Market players attributed the appreciation in the rupee to sharp foreign inflows. Foreign portfolio investors (FPIs) bought shares worth Rs 2,026 crore on Friday, extending their weekly buying tally to Rs 5,891 crore.
Brent crude oil prices fell 4.5 per cent on Thursday and where down over 6 per cent for the week. Prices, however, edged slightly higher on Friday amid gains in global equities.
Experts said decline in oil prices would improve India's macro economic picture, provide there was more leeway for the government to push through reform measures and help corporates.
"Stability in the macro environment will give legroom to the corporate houses to plan medium-to-long term growth and instill confidence in foreign investors," said Vishal Kampani, managing director, JM Financial Group.
Market experts said certain FPIs were increasing their India allocation following the election outcome.
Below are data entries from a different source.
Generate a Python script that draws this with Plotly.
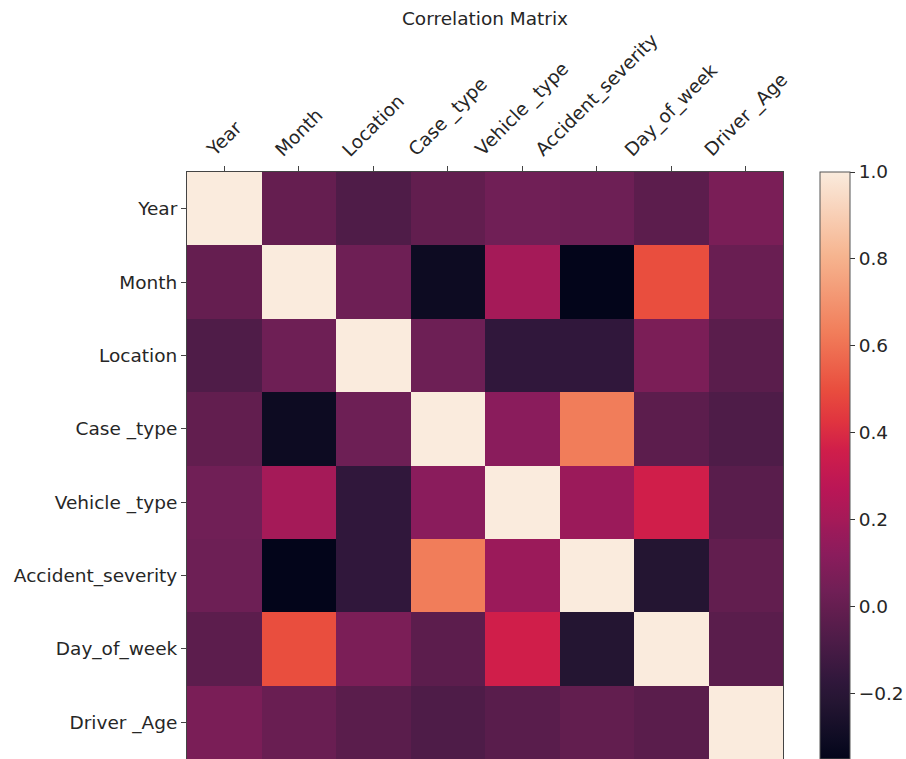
import plotly.graph_objects as go

# Feature names of the accident dataset
features = ["Year", "Month", "Location", "Case _type", "Vehicle _type",
            "Accident_severity", "Day_of_week", "Driver _Age"]

# Pairwise correlation coefficients, one list per row
year_row = [1.00, 0.00, -0.07, -0.01, 0.036, 0.027, -0.03, 0.067]
month_row = [0.00, 1.00, 0.03, -0.31, 0.20, -0.35, 0.50, 0.013]
location_row = [-0.07, 0.03, 1.00, 0.027, -0.17, -0.17, 0.07, -0.035]
case_type_row = [-0.01, -0.31, 0.027, 1.00, 0.118, 0.63, -0.03, -0.075]
vehicle_type_row = [0.036, 0.20, -0.17, 0.118, 1.00, 0.173, 0.36, -0.04]
severity_row = [0.027, -0.35, -0.17, 0.63, 0.173, 1.00, -0.22, -0.01]
day_of_week_row = [-0.03, 0.50, 0.07, -0.03, 0.36, -0.22, 1.00, -0.035]
driver_age_row = [0.067, 0.013, -0.035, -0.075, -0.04, -0.01, -0.035, 1.00]

corr = [year_row, month_row, location_row, case_type_row,
        vehicle_type_row, severity_row, day_of_week_row, driver_age_row]

colorbar_ticks = [-0.2, 0.0, 0.2, 0.4, 0.6, 0.8, 1.0]

# "rocket" sequential palette, sampled along its length
rocket = [
    [0.000, "#03051A"],
    [0.030, "#0D0B22"],
    [0.096, "#241532"],
    [0.133, "#30173B"],
    [0.204, "#4E1C48"],
    [0.233, "#5A1D4C"],
    [0.259, "#651E50"],
    [0.286, "#701F56"],
    [0.309, "#7A1E57"],
    [0.347, "#8A1C5C"],
    [0.388, "#9B1A5A"],
    [0.407, "#A51A58"],
    [0.460, "#BA1656"],
    [0.526, "#D01E4A"],
    [0.575, "#E0343F"],
    [0.630, "#E94E3E"],
    [0.726, "#F17D5A"],
    [0.857, "#F6B48F"],
    [1.000, "#FAEBDD"],
]

TEXT_COLOR = "#262626"
LABEL_SIZE = 18.5

zmin = min(min(r) for r in corr)
zmax = max(max(r) for r in corr)
n = len(features)

fig = go.Figure(go.Heatmap(
    z=corr,
    x=features,
    y=features,
    colorscale=rocket,
    zmin=zmin,
    zmax=zmax,
    showscale=True,
    colorbar=dict(
        x=1.062, xanchor="left", xpad=0,
        y=0.5, yanchor="middle", len=1.0, lenmode="fraction", ypad=0,
        thickness=30,
        outlinewidth=1, outlinecolor="#555555",
        tickvals=colorbar_ticks,
        tickformat=".1f",
        ticks="outside", ticklen=5, tickcolor="#333333",
        tickfont=dict(size=LABEL_SIZE, color=TEXT_COLOR),
    ),
    hoverongaps=False,
))

axis_common = dict(
    showgrid=False, zeroline=False,
    showline=True, linecolor="#444444", linewidth=1, mirror=True,
    ticks="outside", ticklen=5, tickcolor="#444444",
)

# Top axis: tick marks only; the rotated names are centred over each column below
fig.update_xaxes(side="top", showticklabels=False,
                 range=[-0.5, n - 0.5], autorange=False, **axis_common)
fig.update_yaxes(range=[n - 0.5, -0.5], autorange=False,
                 tickfont=dict(size=LABEL_SIZE, color=TEXT_COLOR),
                 **axis_common)

for name in features:
    fig.add_annotation(
        x=name, xref="x", y=1, yref="paper",
        text=name, textangle=-45, showarrow=False,
        xanchor="center", yanchor="bottom", yshift=10, borderpad=0,
        font=dict(size=LABEL_SIZE, color=TEXT_COLOR),
    )

fig.update_layout(
    width=906, height=759,
    margin=dict(l=187, r=123, t=172, b=0),
    paper_bgcolor="white",
    plot_bgcolor="white",
    font=dict(family="DejaVu Sans", color=TEXT_COLOR),
    title=dict(
        text="Correlation Matrix",
        x=(187 + 783) / 2 / 906, xanchor="center", xref="container",
        y=1 - 19 / 759, yanchor="middle", yref="container",
        font=dict(size=LABEL_SIZE, color=TEXT_COLOR),
    ),
)

fig.write_html("out.html")
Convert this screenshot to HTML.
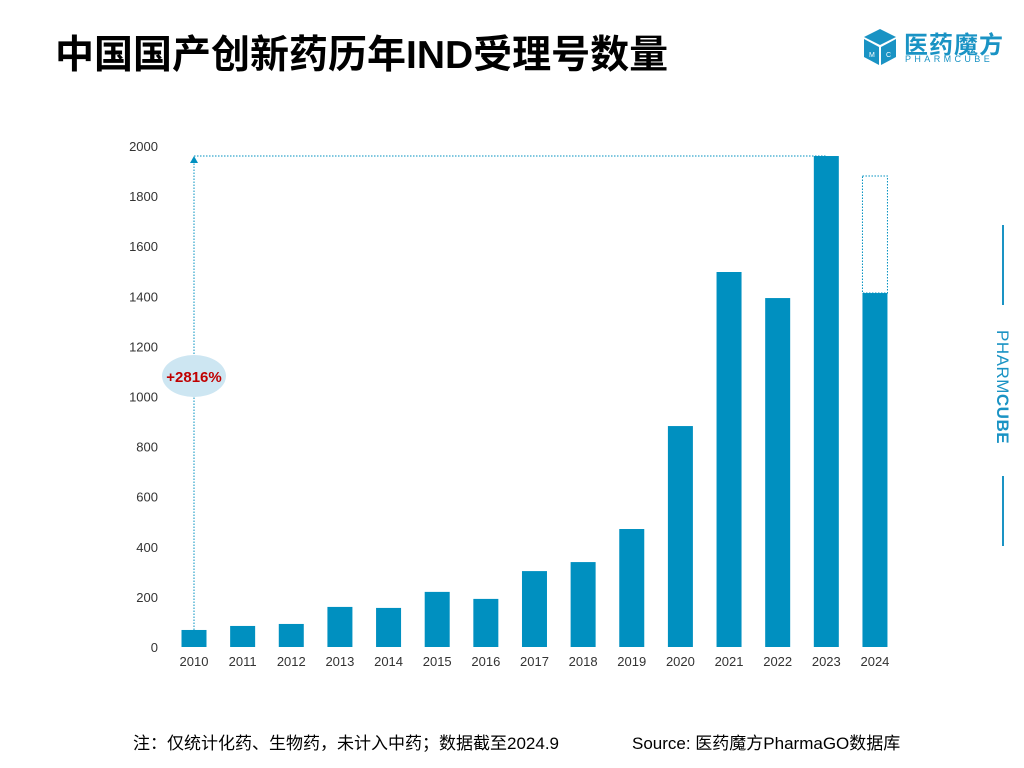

"With the ruling BJP set for another five-year term, political risks have reduced and market expectations of the government's continuity have been addressed," said Ravi Muthukrishnan, head of institutional research at Elara Capital. "However, the current level of corporate fundamentals, geopolitical developments, such as trade wars and US-Iran conflict, and the progress of monsoon will weigh on the markets," he added.
Experts point out that the markets are currently trading at valuations higher than their historical averages. The Nifty is currently trading at more than 18 times its estimated one-year forward earnings, compared to the 10-year average of 16 times. For meaningful uptick in the markets, corporate earnings growth has to see significant improvement, which is only possible over the next two or three quarters, experts said.
Some, however, said in the near term, the markets could overshoot valuations due to the favourable election verdict.
"We believe election-related exuberance could propel markets in the near term and pose an upside risk to our Nifty target of 12,000," said Muthukrishnan.
On Thursday, the Sensex and Nifty climbed to record highs of 40,125 and 12,041, respectively. The markets had failed to hold on to the gains as investors started to worry about high valuations, poor earnings growth and sluggish economy.
On Friday, however, the trading momentum was strong as the markets ended near their day's high. Also, the broader markets outperformed, with the mid- and small-cap indices gaining more than 2 per cent each.
Except four, all constituents of the Sensex rose. ICICI Bank rose 5.1 per cent - the most among Sensex components. Larsen & Toubro, Bharti Airtel, Tata Motors and Vedanta rose more than 4 per cent each. All the sectoral indices of the Sensex gained, with realty and capital goods rising the most.